This was the conclusion reached by the International Whaling Commissions's Scientific Committee on the effects of environmental changes on cetaceans, after reviewing the comprehensive report from the IWC Bergen Workshop held this March on chemical contaminants in cetaceans.
"Even if all the Earth's whaling fleets were mothballed tomorrow, the future of many whale species would remain in doubt," writes the WWF in a new report entitled Environmental Threats to Whales.
It must be understood, however, that these doomsday prophecies are speculative and based on absolute worst-case scenarios. The Bergen Workshop report makes it quite clear that there is no evidence of any direct lethal effects of contaminants on cetaceans. The long-term risks to whales of effects such as hormone disruption, cancers and suppression of immune systems have been extrapolated from observations of extreme cases such as the belugas of Canada's highly polluted St. Lawrence Seaway, as well as experimental and laboratory studies on other species, such as seals.
Against this must be weighed the many whale stocks that are documented as being in perfect health, with low levels of chemical toxins. There are also the success stories of extremely high reproductive rates in seal stocks in areas that are amongst the more heavily polluted, such as the harbour seals of the Wadden Sea, the sea lions of California, and the grey seals of Scotland and Ireland. And in general; reports from all around the world give the story of "rising tides of whales".
Anyhow, everyone agrees that there is reason for concern. Though programs to clean up the North Sea and the Baltic Sea have met with some success, new chemical compounds are constantly being introduced, and their impact on the environment is impossible to predict. But when it comes to deciding what action to take, opinions are sharply divided. If groups like the WWF and the EIA have their way, all whaling will halt while the IWC quota calculation model for whaling, the Catch Limit Algorithm, is modified to take environmental threats into account.
The Scientific Committee had been asked to take a closer look at the robustness of the CLA to environmental degradation following expressions of concern from some NGOs, and in particular the EIA. Justin Cooke of the Center of Ecosystem Management Studies in Germany, whose work at present is funded by Greenpeace and IFAW, was charged with addressing these concerns. Cooke concluded that "the interactions between the effects of catches within the limits set by the CLA and external influences on the population are small to moderate, even when the external effects are severe ... If the environmental effects are severe then even reducing catches to zero would do little to mitigate them."
In other words, if the environmental catastrophe some people are predicting actually happens, it really won't make any difference to whales whether there are whalers out there catching them or not.
And to those who would use the platform of environmental threats to attack whalers, Cooke says: "It is important that potential adverse environmental threats are addressed in their own right and not merely in the context of catch limits."
The action now needed to address these environmental threats should not be to attack fishermen, whalers and sealers, say Norwegian environmental organisations, but to identify and eliminate the sources of contamination.
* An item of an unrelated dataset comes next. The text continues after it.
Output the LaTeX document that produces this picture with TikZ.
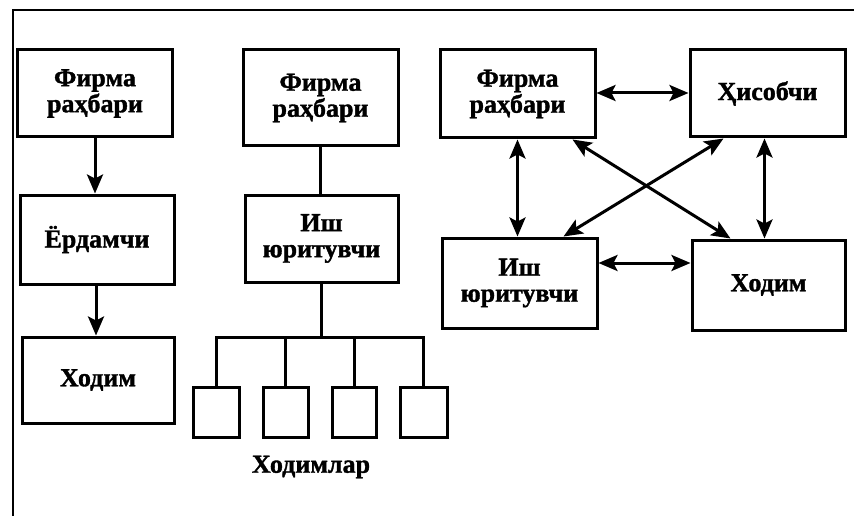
\documentclass[tikz,border=0pt]{standalone}
\usepackage{fontspec}
\setmainfont{Liberation Serif}
\newfontfamily\heavy[BoldFont={Liberation Serif Bold},BoldFeatures={FakeBold=1.4}]{Liberation Serif}
\usetikzlibrary{arrows.meta}
\begin{document}
\begin{tikzpicture}[x=1pt,y=-1pt,
  box/.style={draw,line width=3pt,inner sep=0pt,align=center,font=\heavy\bfseries\fontsize{26}{26}\selectfont},
  sbox/.style={draw,line width=3pt,inner sep=0pt,minimum height=50,minimum width=46},
  conn/.style={line width=3pt},
  tip/.tip={Stealth[length=19pt,width=16pt,inset=4pt]},
  arr/.style={line width=3pt,-tip},
  darr/.style={line width=3pt,tip-tip},
  lbl/.style={font=\heavy\bfseries\fontsize{26}{26}\selectfont},
  frame/.style={line width=2.5pt}
]
\useasboundingbox (0,0) rectangle (854,516);
\draw[frame] (854,10) -- (13,10) -- (13,516);

% left column
\node[box,minimum width=155,minimum height=87] (a1) at (95,93.5) {Фирма\\раҳбари};
\node[box,minimum width=154,minimum height=89] (a2) at (97,239.5) {Ёрдамчи};
\node[box,minimum width=152,minimum height=86] (a3) at (98,380) {Ходим};
\draw[arr] (a1.south) -- (a1.south |- a2.north);
\draw[arr] ([xshift=-1pt]a2.south) -- ([xshift=-1pt]a2.south |- a3.north);

% middle column
\node[box,minimum width=155,minimum height=96] (b1) at (320.5,98) {Фирма\\раҳбари};
\node[box,minimum width=153,minimum height=87] (b2) at (321.5,238.5) {Иш\\юритувчи};
\coordinate (bus) at (320.5,337);
\node[sbox] (c1) at (216.5,412) {};
\node[sbox,minimum width=45] (c2) at (285.5,412) {};
\node[sbox,minimum width=44] (c3) at (354,412) {};
\node[sbox,minimum width=47] (c4) at (423.5,412) {};
\draw[conn] (b1.south) -- (b1.south |- b2.north);
\draw[conn] (b2.south) -- (b2.south |- bus);
\draw[conn] (c1.north) -- (c1.north |- bus) -- (c4.north |- bus) -- (c4.north);
\draw[conn] (c2.north) -- (c2.north |- bus);
\draw[conn] (c3.north) -- (c3.north |- bus);
\node[lbl] (hl) at (311,467) {Ходимлар};

% right group
\node[box,minimum width=155,minimum height=88] (d1) at (517.5,94) {Фирма\\раҳбари};
\node[box,minimum width=155,minimum height=87] (d2) at (767.5,93.5) {Ҳисобчи};
\node[box,minimum width=155,minimum height=90] (d3) at (519.5,283) {Иш\\юритувчи};
\node[box,minimum width=153,minimum height=90] (d4) at (768.5,285) {Ходим};
\draw[darr] ([yshift=1pt]d1.east) -- ([yshift=1pt]d1.east -| d2.west);
\draw[darr] ([yshift=20pt]d3.east) -- ([yshift=20pt]d3.east -| d4.west);
\draw[darr] (d1.south) -- (d1.south |- d3.north);
\draw[darr] ([xshift=-3pt]d2.south) -- ([xshift=-3pt]d2.south |- d4.north);
\draw[darr] ([xshift=55pt]d1.south) -- ([xshift=-38pt]d4.north);
\draw[darr] ([xshift=-44pt]d2.south) -- ([xshift=44pt]d3.north);
\end{tikzpicture}
\end{document}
These same environmentalists have formed a united front with the Norwegian fishermen's association to fight pollution, a coalition that has been particularly active in the struggle to contain adverse environmental effects of oil drilling.
The prophets of doom still insist that they are right, but perhaps the most startling thing about them is that those who cry loudest - the EIA and the Whale and Dolphin Conservation Society - seem totally incapable of proposing a plan of action to stop the polluters. Instead of compiling a list of all those industries they claim are posing such a great threat to whales, and then shouting that list from the rooftops, they target a boycott campaign at shops selling Faroese fish.